Parliamentary Privilege First Report

Memorandum by Michael Ryle, former Clerk of Committees, House of Commons



  1.  As a former Clerk to the Privileges Committee of the House of Commons (1985-87) and as a writer on parliamentary matters (for example, see Griffith and Ryle, Parliament, Sweet and Maxwell, 1989, (particularly Chapter 3)), I thank the Committee for its invitation to submit evidence.

  2.  I confine myself at this stage to certain central issues that must govern any review of parliamentary privilege. However, if it would assist the Committee, I would be glad to have an opportunity to defend these arguments in oral evidence and to comment in more detail on a number of the specific points raised in your invitation.

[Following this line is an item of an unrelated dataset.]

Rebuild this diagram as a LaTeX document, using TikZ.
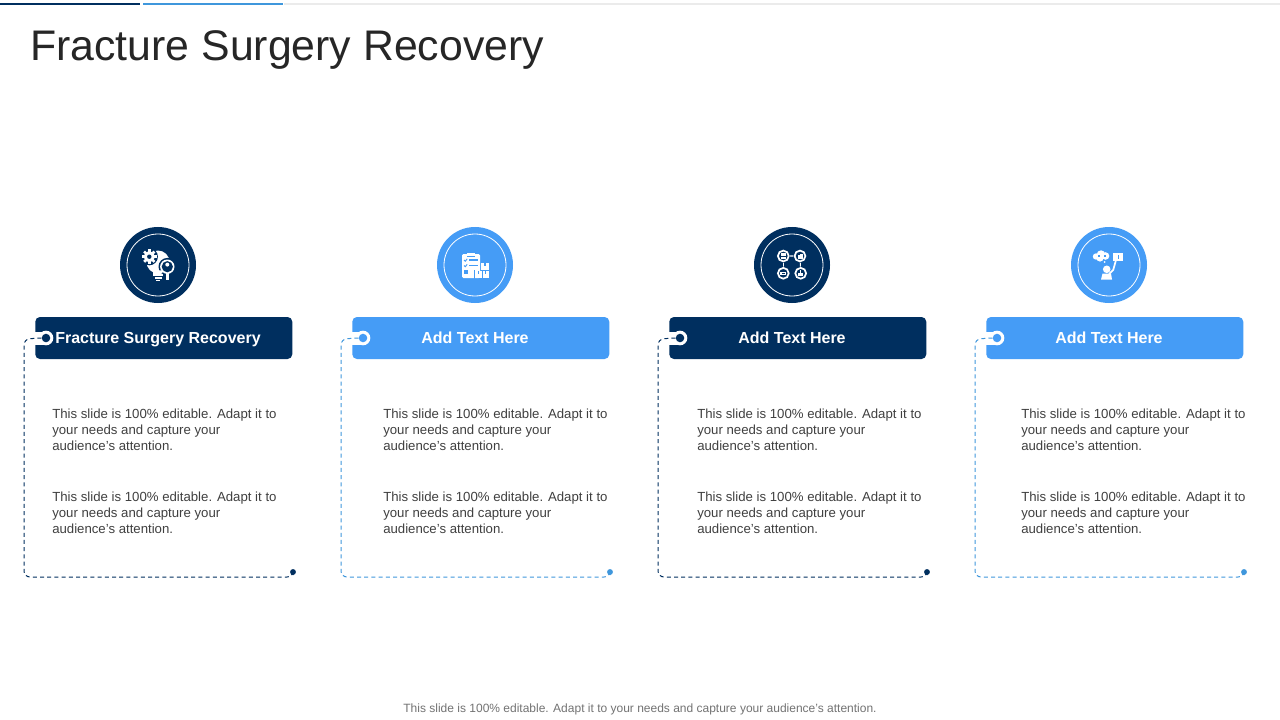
\documentclass[tikz,border=0pt]{standalone}
\usepackage{fontspec}
\setmainfont{Liberation Sans}
\definecolor{navy}{HTML}{002F5F}
\definecolor{sky}{HTML}{459CF6}
\definecolor{skyline}{HTML}{3F97DC}
\definecolor{bodytext}{HTML}{404040}
\definecolor{titletext}{HTML}{262626}
\tikzset{
  x=0.75pt,y=-0.75pt,
  disc/.style={circle,inner sep=0pt,minimum size=57pt,fill=#1},
  ring/.style={circle,inner sep=0pt,minimum size=46.5pt,draw=white,line width=0.6pt},
  banner/.style={rectangle,rounded corners=3.5pt,inner sep=0pt,minimum width=192.75pt,minimum height=31.5pt,fill=#1},
  headtext/.style={anchor=base,inner sep=0pt,text=white,font=\fontsize{12pt}{14pt}\selectfont\bfseries},
  bodynote/.style={anchor=north west,inner sep=0pt,align=left,text=bodytext,font=\fontsize{9.9pt}{12pt}\selectfont},
  tab/.style={circle,inner sep=0pt,minimum size=11pt,fill=white},
  tabdot/.style={circle,inner sep=0pt,minimum size=6.4pt,fill=#1},
  enddot/.style={circle,inner sep=0pt,minimum size=4.4pt,fill=#1},
  framepath/.style={draw=#1,line width=0.75pt,dash pattern=on 3pt off 2.4pt,rounded corners=4.5pt},
}
\newcommand{\cardset}[7]{%
  % #1 name, #2 box left, #3 colour, #4 title, #5 text left, #6 circle centre, #7 line colour
  \node[banner=#3,anchor=west] (#1box) at (#2,338) {};
  \node[disc=#3] (#1disc) at (#6,265) {};
  \node[ring] (#1ring) at (#6,265) {};
  \node[headtext] (#1title) at (#6,343) {#4};
  \fill[white] (#2-1,331.5) rectangle (#2+11,344.5);
  \node[tab] (#1tab) at (#2+11,338) {};
  \node[tabdot=#3] (#1dot) at (#2+11,338) {};
  \node[enddot=#7] (#1end) at (#2+258,572) {};
  \coordinate (#1a) at (#2-11,339);
  \coordinate (#1b) at (#2-11,577);
  \coordinate (#1c) at (#2+258,577);
  \draw[framepath=#7] (#1dot.west) -- (#1a) -- (#1b) -- (#1c) -- (#1end.south);
  \node[bodynote] (#1noteA) at (#5,409) {This slide is 100\% editable. Adapt it to\\your needs and capture your\\audience's attention.};
  \node[bodynote] (#1noteB) at (#5,492) {This slide is 100\% editable. Adapt it to\\your needs and capture your\\audience's attention.};
}
\begin{document}
\begin{tikzpicture}
\useasboundingbox (0,0) rectangle (1280,720);
\fill[white] (0,0) rectangle (1280,720);
% top rule
\fill[black!8] (284,2.8) rectangle (1280,4.6);
\fill[navy] (0,2.8) rectangle (140,4.6);
\fill[skyline] (143,2.8) rectangle (283,4.6);
\node[anchor=west,inner sep=0pt,text=titletext,font=\fontsize{32.1pt}{38pt}\selectfont] (heading) at (30,50.5) {Fracture Surgery Recovery};

\cardset{one}{35}{navy}{Fracture Surgery Recovery}{52}{158}{navy}
\cardset{two}{352}{sky}{Add Text Here}{383}{475}{skyline}
\cardset{three}{669}{navy}{Add Text Here}{697}{792}{navy}
\cardset{four}{986}{sky}{Add Text Here}{1021}{1109}{skyline}

\node[anchor=center,inner sep=0pt,text=black!55,font=\fontsize{9pt}{12pt}\selectfont] (foot) at (640,709) {This slide is 100\% editable. Adapt it to your needs and capture your audience's attention.};

% icon 1: bulb, gear, magnifier
\begin{scope}
\fill[white] (158,262) circle (11.5);
\fill[white] (153,270) rectangle (163,276);
\fill[white] (154.5,277) rectangle (161.5,278.6);
\fill[white] (156,279.6) rectangle (160,281);
\fill[navy] (149.3,256.7) circle (8.6);
\foreach \a in {0,45,...,315}{\fill[white,rotate around={\a:(149.3,256.7)}] (148,249.4) rectangle (150.6,252);}
\fill[white] (149.3,256.7) circle (5.6);
\fill[navy] (149.3,256.7) circle (2.2);
\fill[navy] (167.3,266.7) circle (8.8);
\fill[white] (167.3,266.7) circle (7.2);
\fill[navy] (167.3,266.7) circle (5.6);
\fill[white] (167.3,264.6) circle (2);
\fill[white] (163.6,270.4) arc (180:360:-3.7 and -3) -- cycle;
\fill[white] (165.8,273) rectangle (168.8,280);
\end{scope}
% icon 2: clipboard and boxes
\begin{scope}
\fill[white,rounded corners=1pt] (462,254) rectangle (480,278);
\fill[white] (467,252.5) rectangle (475,256);
\fill[sky] (467,256.4) rectangle (475,257);
\foreach \y in {260,265.5}{
  \draw[sky,line width=0.7pt] (464,\y) -- (465.3,\y+1.2) -- (467.2,\y-1.2);
  \fill[sky] (469,\y-0.6) rectangle (477.5,\y+0.8);
}
\fill[sky] (464,270) rectangle (468,274);
\fill[white] (481,263) rectangle (489,270);
\fill[white] (475,271) rectangle (482,278);
\fill[white] (482.5,271) rectangle (489,278);
\fill[sky] (484.3,263) rectangle (485.7,266);
\fill[sky] (478,271) rectangle (479,274);
\fill[sky] (485,271) rectangle (486,274);
\fill[sky] (474.2,270) rectangle (475,278.5);
\end{scope}
% icon 3: four linked circles
\begin{scope}
\draw[white,line width=0.8pt] (783.3,256) -- (800,256) -- (800.7,273.3);
\draw[white,line width=0.8pt] (783.3,256) -- (783.3,273.3);
\foreach \p in {(783.3,256),(800,256),(783.3,273.3),(800.7,273.3)}{
  \fill[navy] \p circle (6.8);
  \draw[white,line width=1.3pt] \p circle (5.4);
}
\fill[white] (780.6,253.4) -- (786,253.4) -- (786,258.6) -- (780.6,258.6) -- cycle;
\fill[navy] (780.6,255.6) rectangle (786,256.4);
\fill[white] (797.5,253.5) rectangle (802.5,258.5);
\fill[navy] (797.5,253.5) rectangle (800,255.2);
\fill[white] (780.4,271.6) rectangle (786.2,275.4);
\fill[navy] (782,273.1) rectangle (784.6,273.7);
\fill[white] (798,272.6) rectangle (803.4,276);
\fill[white] (799.6,269.8) rectangle (801.2,273);
\end{scope}
% icon 4: person with thought cloud and sign
\begin{scope}
\fill[white] (1096,256.5) circle (3.2);
\fill[white] (1101,254.6) circle (4.3);
\fill[white] (1105.5,256) circle (3.8);
\fill[white] (1100,258) circle (3.6);
\fill[sky] (1098,255) rectangle (1100.4,257);
\fill[sky] (1103.5,254.5) rectangle (1105.5,256.5);
\fill[white] (1104.5,262) circle (1);
\fill[white] (1113,253) rectangle (1123,260.5);
\fill[sky] (1117.6,254.5) rectangle (1118.6,258.8);
\fill[white] (1106.7,269.3) circle (3.8);
\draw[white,line width=1.3pt] (1116,260) -- (1113.2,270) -- (1109,274);
\fill[white] (1102.5,273.5) -- (1111,273.5) -- (1112,279.5) -- (1101,279.5) -- cycle;
\end{scope}
\end{tikzpicture}
\end{document}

  3.  I mainly confine my evidence to issues of privilege as affecting the House of Commons.


  4.  The long struggles between Parliament and the courts to establish their sovereignty in their separate fields has led to a tacit settlement, to the benefit of both sides and for the citizens of the UK, which should not be lightly disturbed.

  5.  The recognition that speeches in both Houses of Parliament and their proceedings cannot be questioned in the courts, as set out in Article 9 of the Bill of Rights of 1689, is fundamental to the working of both Houses. In my view it is essential to preserve this position to avoid the courts adjudicating on the conduct of business in Parliament, the acts and conduct of Members in their parliamentary functions and, ultimately, the Acts of Parliament itself and the decisions of the two Houses.

  6.  To disturb this understanding and to allow the courts, even in limited ways, to question, comment or pass judgement on anything that is said or done in either House would lead increasingly, I believe, to a transfer of parliamentary sovereignty from a (largely) democratic body to un-elected judges (as in the USA). This could gravely undermine the authority of Parliament and further diminish the respect of the people for their elected representatives.

  7.  Any review of parliamentary privilege should not be allowed to trigger a constitutional landslide.


  8.  It follows that the scope of privilege should not be further extended (which would need to be done by statute and so involve possible adjudication by the courts of the application of that statute by either House).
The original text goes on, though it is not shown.